I stumbled across a very odd issue when running a program compiled for MIPS.
The following snippet of code is to get the time epoch and store it in microsecond-precision in an unsigned long long
variable.
The variable is capable of storing 8 bytes which I checked with sizeof(unsigned long long)
.
This code prints out weirdly:
unsigned long long microtime=0;
struct timeval time_camera = { .tv_sec=0, .tv_usec=0 };
gettimeofday(&time_camera,NULL);
microtime = time_camera.tv_sec * 1000000 + time_camera.tv_usec;
printf("Times is now %llu , time since epoch in seconds is: %lu\n", microtime, time_camera.tv_sec);
It gives me the following output:
>> Times is now 484305845 , time since epoch in seconds is: 1357751315
However, when I break the calculation into different lines, it works! :
unsigned long long microtime=0;
struct timeval time_camera = { .tv_sec=0, .tv_usec=0 };
gettimeofday(&time_camera,NULL);
microtime = time_camera.tv_sec;
microtime = microtime * 1000000;
microtime = microtime + time_camera.tv_usec;
printf("Times is now %llu , time since epoch in seconds is: %lu\n", microtime, time_camera.tv_sec);
Output is:
Times is now 1357751437422143 , time since epoch in seconds is: 1357751437
Now is it just a coincidence that this works ? e.g have I corrupted memory or actually exceeded it somewhere?
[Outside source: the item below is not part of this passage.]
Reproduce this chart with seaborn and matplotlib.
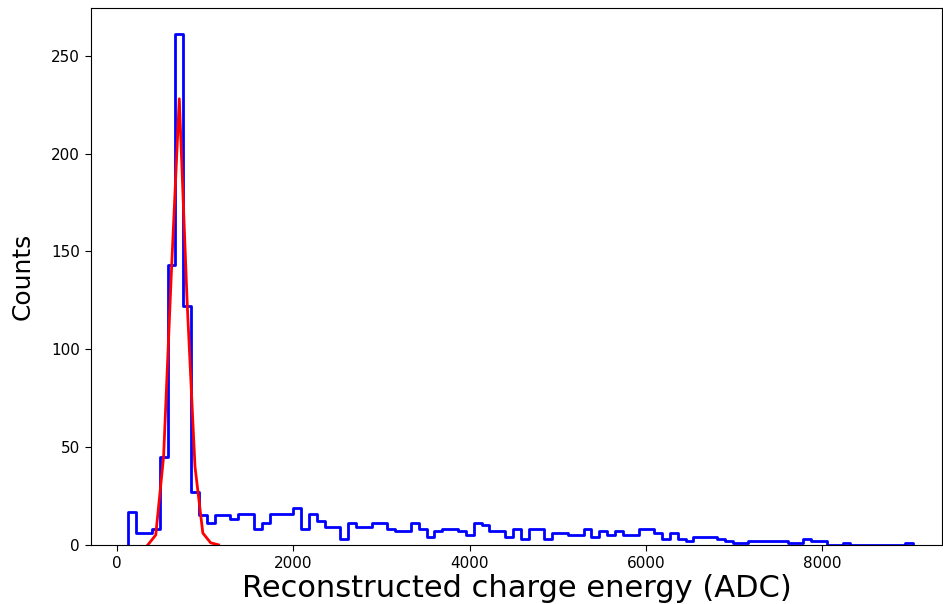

Perhaps it's the MIPS compilator? Any help is appreciated!
microtime = time_camera.tv_sec * 1000000 + time_camera.tv_usec;
tv_sec
is a smaller integer type (time_t
, probably int
or long
), so
time_camera.tv_sec * 1000000
overflows. Use a suffix to give the constant the appropriate type
time_camera.tv_sec * 1000000ULL
In
microtime = time_camera.tv_sec;
microtime = microtime * 1000000;
the multiplication is performed at unsigned long long
, since one operand (microtime
) already has that type, so the other is converted to that.